I went to see this with J who very rightly pointed out, "You really can't go wrong with a Don Cheadle pic." For the most part, I'd have to agree. Not all of Don Cheadle's films are great (i.e. Swordfish) but they are never bad. Cheadle began doing small roles in small films and lots of television appearances (he even did a small guest appearance as some background character in the Fresh Prince of Bel-Air). But, ever since 1997's Boogie Nights, Cheadle has become an A-list actor who has proven himself to be quite astute at picking his material.
Talk to Me is basically a bio-pic that focuses on the life of Petey Greene, a convict turned radio host. Thankfully, this film doesn't fall into the same trap that so many bio-pics tend to do. Rather than create a pop-psychology profile that tries to understand the inner Petey, Kasi Lemmons, the director, is content to see Greene as simply a person doing what he can within the context of a particular social and historical context. In other words, this is biography in the old-school model. An expose of a man and his times, not a deep profile into the scarred childhood that created the man or drives him to self-destruction.

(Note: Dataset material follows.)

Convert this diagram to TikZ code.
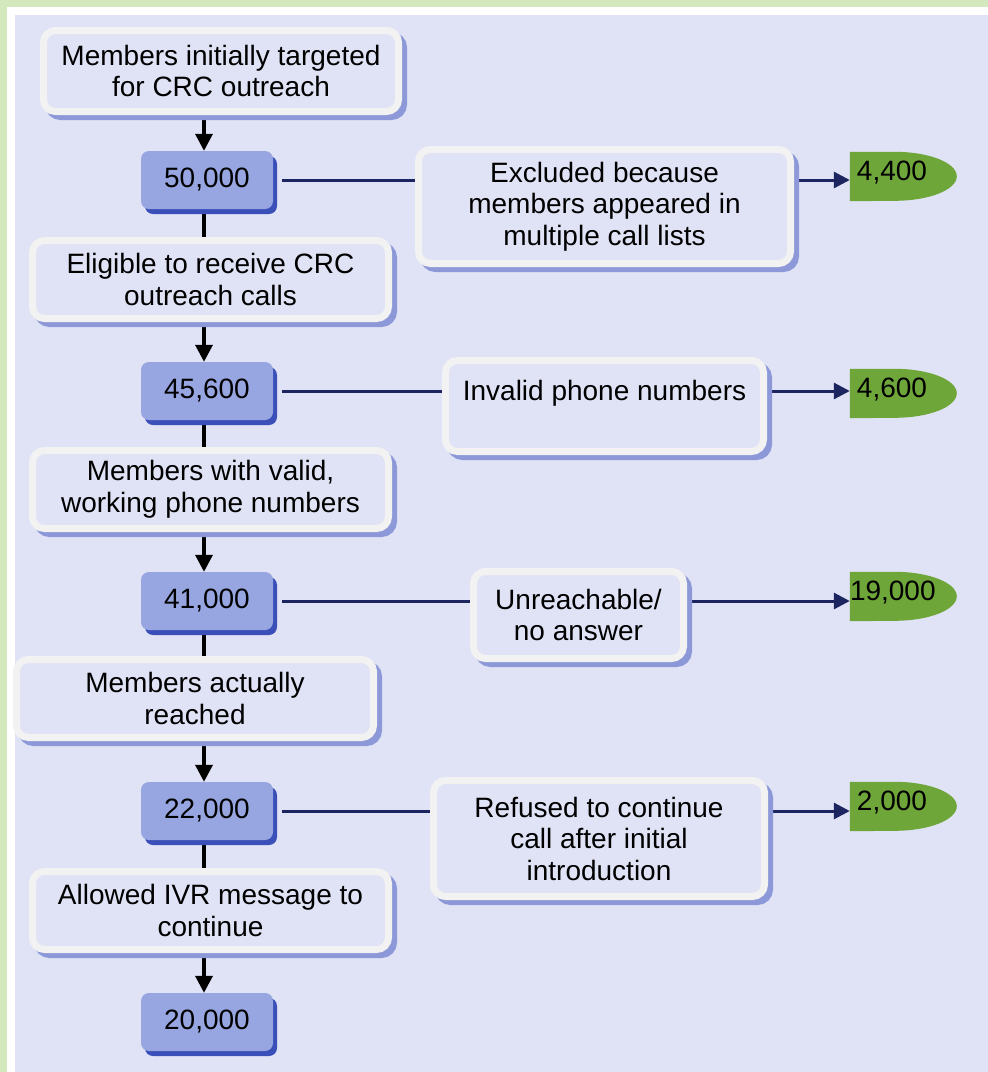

The one thing about this film that bothers me a bit is the color processing. Much like the film Zodiac , Lemmons uses a slight sepia-like tint in her film to emulate the film stock used in the late 1960s and early 1970s. In other words, if the film is about the early 70s then she wants to make the film look as if it were made in the 1970s. Zodiac and Talk to Me are, of course, not the only ones who do this. The recent Rodriguez/Tarantino collaboration, Grindhouse, essentially did the same thing in trying to make the form match the content. A 21st-century view of the 1970s will be always be precisely that ... the present looking at the past. Trying to dress up that perspective in the guise of aesthetic authenticity is, in fact, the most inauthentic thing an artist can do. Don't get me wrong, the color processing is most definitely not a deal breaker. This is a solid film and definitely worth watching. I just wish it stayed true to the present.